Reproduce nothing but the lines from the one with "Write the matplotlib code for this chart." through the one with "from matplotlib.ticker import", exactly and with both ends. Omit pictures.

━━ Records for the exercise

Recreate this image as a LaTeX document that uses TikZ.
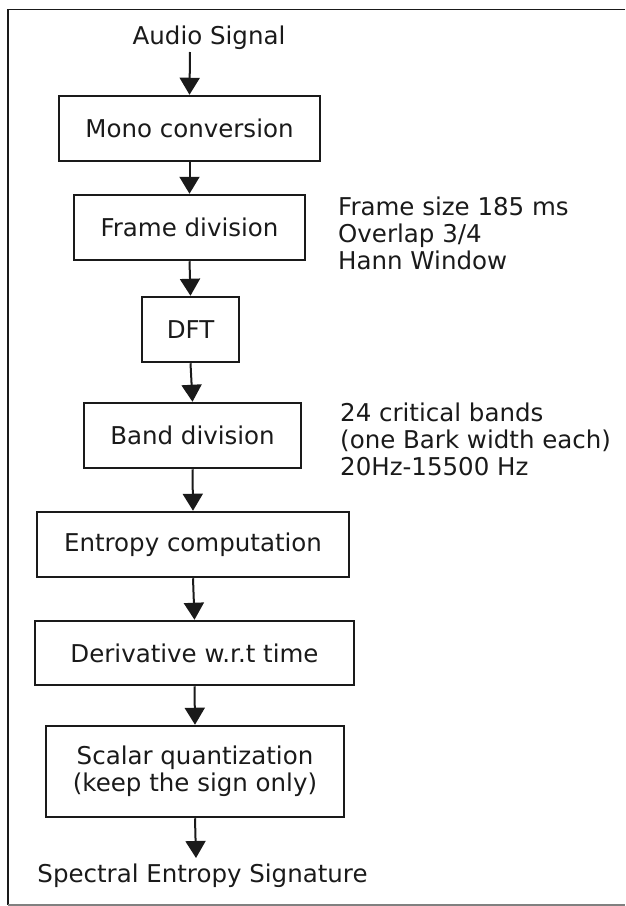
\documentclass[tikz,border=0pt]{standalone}
\usepackage{fontspec}
\setmainfont{DejaVu Sans}
\usetikzlibrary{arrows.meta}
\definecolor{ink}{HTML}{1A1A1A}
\begin{document}
\begin{tikzpicture}[x=1pt,y=-1pt,
  txt/.style={font=\fontsize{24.5}{27}\selectfont, text=ink},
  blk/.style={txt, draw=ink, line width=2.5pt, inner sep=0pt, align=center},
  side/.style={txt, inner sep=0pt, align=left, anchor=west},
  flow/.style={draw=ink, line width=2pt, -{Triangle[width=20pt,length=17pt]}}]
\useasboundingbox (0,0) rectangle (625,906);
\draw[ink, line width=1.3pt] (625,9.5) -- (8,9.5) -- (8,905);
\draw[gray, line width=1.3pt] (8,905) -- (625,905);

\node[txt, anchor=base, inner sep=0pt] (in) at (209,44) {Audio Signal};
\coordinate (inA) at (190,52);

\node[blk, minimum width=261pt, minimum height=65pt] (mono) at (189.5,128.5) {Mono conversion};
\node[blk, minimum width=231pt, minimum height=65pt] (frame) at (189.5,227.5) {Frame division};
\node[blk, minimum width=97pt, minimum height=65pt] (dft) at (190.5,329.5) {DFT};
\node[blk, minimum width=217pt, minimum height=65pt] (band) at (192.5,435.5) {Band division};
\node[blk, minimum width=312pt, minimum height=65pt] (ent) at (193,544.5) {Entropy computation};
\node[blk, minimum width=319pt, minimum height=64pt] (der) at (194.5,653) {Derivative w.r.t time};
\node[blk, minimum width=298pt, minimum height=91pt] (sq) at (195,771.5) {Scalar quantization\\(keep the sign only)};

\node[side] (fnote) at (338,233) {Frame size 185 ms\\Overlap 3/4\\Hann Window};
\node[side] (bnote) at (340,439) {24 critical bands\\(one Bark width each)\\20Hz-15500 Hz};

\coordinate (outA) at (196,858);
\node[txt, anchor=base, inner sep=0pt] (out) at (202.5,882) {Spectral Entropy Signature};

\draw[flow] (inA) -- (mono.north);
\draw[flow] (mono.south) -- (frame.north);
\draw[flow] (frame.south) -- (dft.north);
\draw[flow] (dft.south) -- (band.north);
\draw[flow] (band.south) -- (ent.north);
\draw[flow] (ent.south) -- (der.north);
\draw[flow] (der.south) -- (sq.north);
\draw[flow] (sq.south) -- (outA);
\end{tikzpicture}
\end{document}
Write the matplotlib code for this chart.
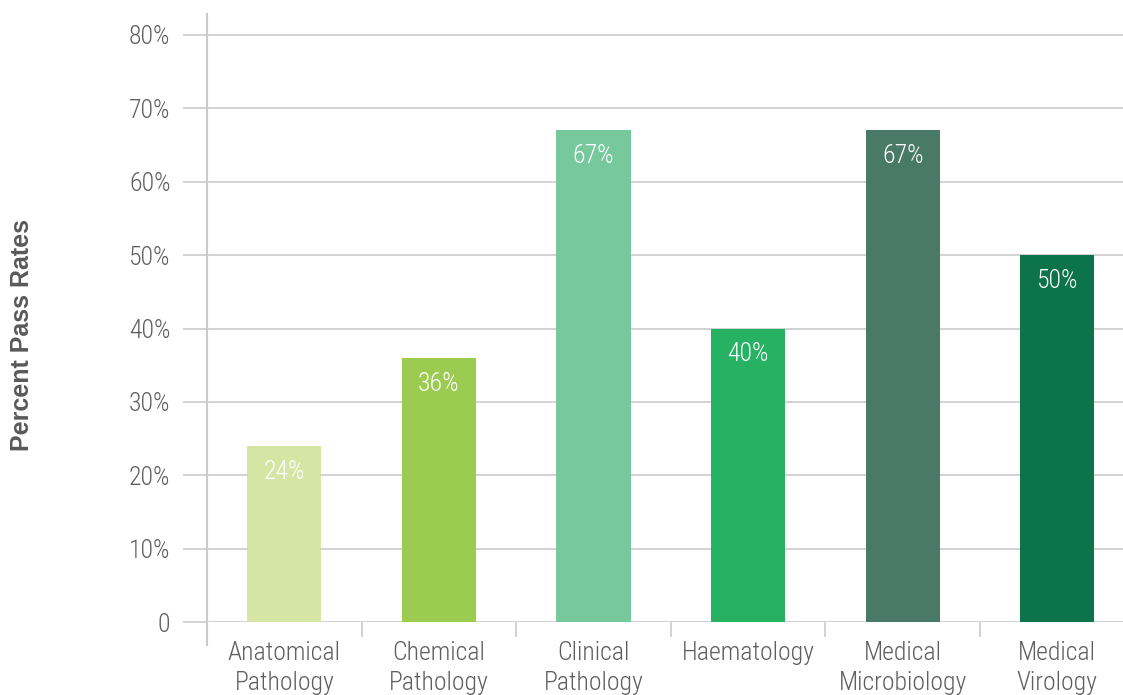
import numpy as np
import matplotlib
matplotlib.use("Agg")
import matplotlib.pyplot as plt
from matplotlib.ticker import FixedLocator, FuncFormatter

# pass rates by specialty
categories = ["Anatomical\nPathology", "Chemical\nPathology", "Clinical\nPathology",
              "Haematology", "Medical\nMicrobiology", "Medical\nVirology"]
pass_rates = [24, 36, 67, 40, 67, 50]
bar_colors = ["#d5e6a4", "#9bcb51", "#77c89d", "#27b163", "#487a67", "#0c734b"]
y_ticks = [0, 10, 20, 30, 40, 50, 60, 70, 80]

plt.rcParams['font.family'] = ['Roboto Condensed', 'Liberation Sans', 'DejaVu Sans']
plt.rcParams['font.weight'] = 300
text_col = '#5f5f5f'
grid_col = '#c9cacf'
fs = 18.5

fig = plt.figure(figsize=(11.23, 6.95), dpi=100)
ax = fig.add_axes([207/1123, 73/695, 927.5/1123, 608/695])

x = np.arange(len(categories))
ax.bar(x, pass_rates, width=0.48, color=bar_colors, zorder=3)

# value labels inside the top of each bar
for xi, v in zip(x, pass_rates):
    ax.annotate(f"{v}%", (xi, v), xytext=(0, -18.5), textcoords='offset points',
                ha='center', va='center', color='white', fontsize=fs, zorder=4)

ax.set_xlim(-0.5, len(categories) - 0.5)
ax.set_ylim(0, 80 * 608 / 587)

for s in ax.spines.values():
    s.set_visible(False)

# y axis: gridlines plus outward ticks in the same grey
ax.yaxis.set_major_locator(FixedLocator(y_ticks))
ax.yaxis.set_major_formatter(FuncFormatter(lambda v, p: "0" if v == 0 else f"{v:.0f}%"))
ax.yaxis.grid(True, color=grid_col, linewidth=1.2, zorder=0)
ax.tick_params(axis='y', length=17.3, width=1.2, color=grid_col, pad=9,
               labelsize=fs, labelcolor=text_col)

# x axis: labels centred on bars, separators at category edges
ax.set_xticks(x)
ax.set_xticklabels(categories)
ax.set_xticks(np.arange(len(categories) + 1) - 0.5, minor=True)
ax.tick_params(axis='x', which='major', length=0, pad=14, labelsize=fs, labelcolor=text_col)
ax.tick_params(axis='x', which='minor', length=11, width=1.2, color=grid_col)
for lbl in ax.get_xticklabels():
    lbl.set_linespacing(1.3)

# vertical axis line running a bit past the baseline
ax.plot([-0.5, -0.5], [-0.0378 * ax.get_ylim()[1], ax.get_ylim()[1]], color=grid_col,
        linewidth=1.5, clip_on=False, zorder=2)

fig.text(22/1123, 1 - 335/695, "Percent Pass Rates", rotation=90, ha='center', va='center',
         fontsize=18, fontweight='bold', color='#595959',
         family=['Liberation Sans', 'DejaVu Sans'])

fig.savefig("out.png", dpi=100)
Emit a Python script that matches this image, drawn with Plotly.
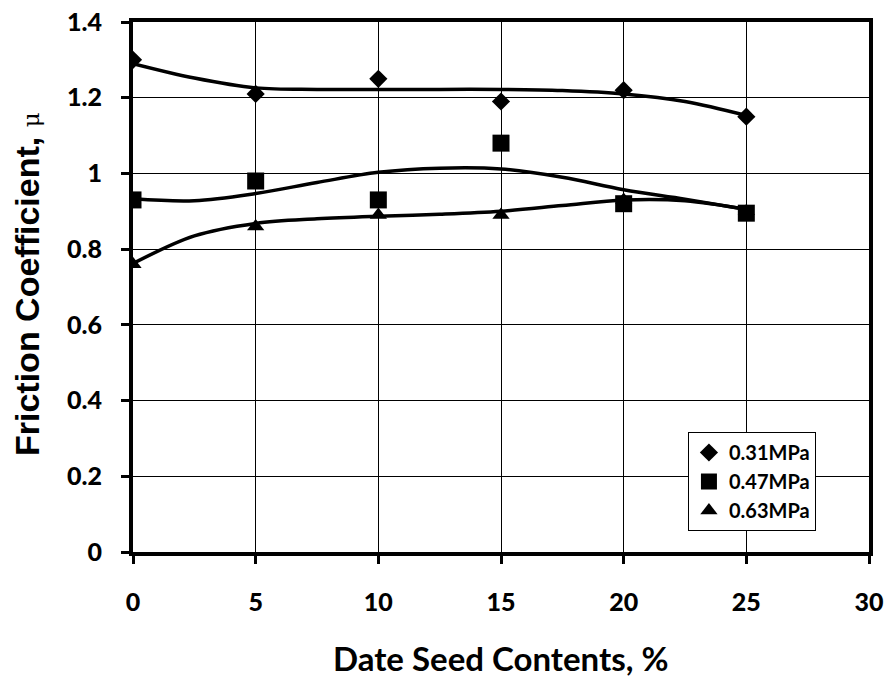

━━━━

» **Task result**
Write the matplotlib code for this chart.
import numpy as np
import matplotlib
matplotlib.use("Agg")
import matplotlib.pyplot as plt
from matplotlib.ticker import FixedLocator, FuncFormatter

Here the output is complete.